Pyongyang’s state media also said the regime’s newest test of two tactical guided missiles served as an “adequate warning” to the U.S. and South Korea in response to the drills. Analysts in South Korea and the U.S., say the regime may be trying to enhance its military capabilities with its four tests from July 25 to Tuesday, as well as two earlier ballistic missile launches in May.

In a report on Tuesday, the Washington-based North Korea research website 38 North published focused particularly on Pyongyang’s tests of a “new, guided multiple launch rocket system” on July 31 and Aug. 2, saying the regime appears to have developed a new system technically equivalent to a ballistic missile that could “provide a modest increase in the threat by subjecting more U.S. and ROK [Republic of Korea; South Korea] targets in South Korea to saturation attack.”

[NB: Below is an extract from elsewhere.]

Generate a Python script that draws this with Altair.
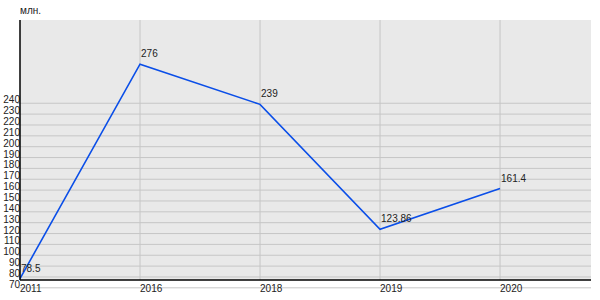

The White House’s biggest hardliner toward the North, National Security Adviser John Bolton, told Fox News on Tuesday that the North’s aim with its missile test earlier that day appeared to be getting the short range missiles, called KN-23 by the U.S. and South Korean intelligence, fully operational.

“The president and [North Korean leader] Kim Jong-un have an understanding that Kim Jong-un is not going to launch longer range, intercontinental range ballistic missiles, and so I think the president is watching this very, very carefully,” he said.